The grading format follows a stale routine where candidates have learned kihon, kata, and kumite in a prescribed order—there are no surprises. Most organizations usually have a manual that sets out the written syllabus to enable students to familiarize themselves with the techniques they’re expected to perform. On examination day, a designated senior member of the pompous examiners’ panel gets the proceedings going by summoning the candidates for each level and then, reading directly from a script, announces the techniques to be performed.
This is where it gets silly. First, the kihon is usually written in Japanese terminology which the announcer pronounces incorrectly, stumbling over the foreign terms and making a mess of it. Meanwhile, the candidates are lined up, nervously listening to the garbled instructions. I have heard this even from self-anointed “masters” who haven’t taken the time or are too obtuse to learn how to pronounce the Japanese terms correctly. I’ve observed Japanese seniors wryly listen to this disrespectful incompetence.
Second (even sillier), the candidates have already spent months or years preparing for their examination according to their manual. Surely they are thoroughly familiar with their syllabus and the order of the kihon that they need no such spoon-fed prompting.

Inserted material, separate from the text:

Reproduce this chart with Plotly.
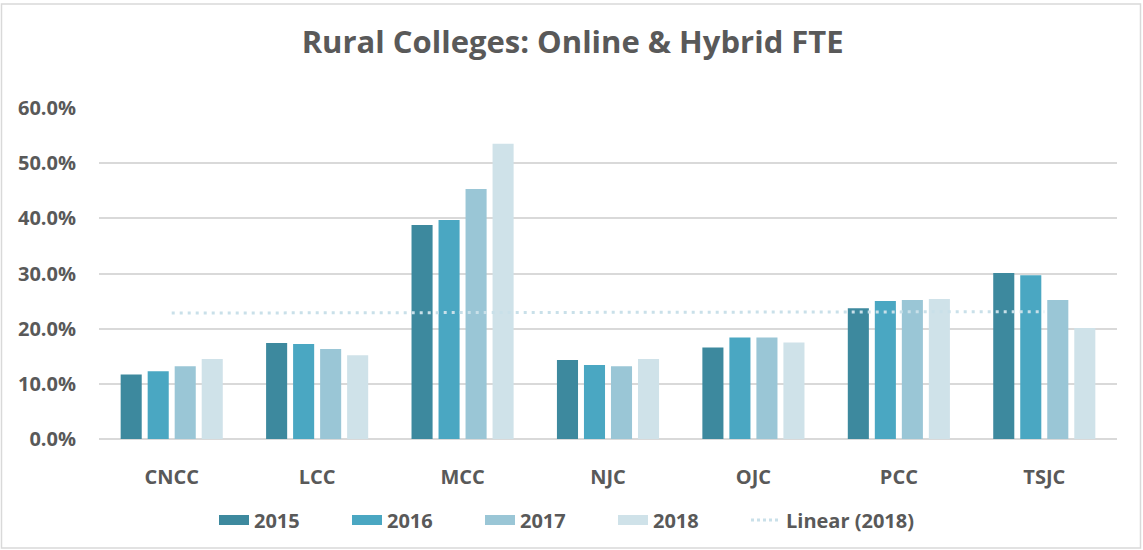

I avoid this daft procedure by providing a written version of each syllabus, with each combination numbered from one to however many there are. As they do with their kata, students must know each combination and its corresponding number like the back of their karate hand so they can perform their kihon at their examination in random order according to the number I call out. I also make things unpredictable by mixing up the kihon, kata, and kumite so the candidates can’t anticipate what’s coming next. This is a good way to compel them to prepare themselves so well that they unhesitatingly spring into action simply on hearing me call out whatever I feel like in an attempt to catch them napping—and to make their grading a properly stimulating experience. Granted, shodan examinations often involve a hundred candidates, notably in the bigger organizations, so the kihon–kata–kumite conveyor belt makes things more manageable. But for anything less than, say, thirty candidates at any level, the unexpected and unspecified are a much better test.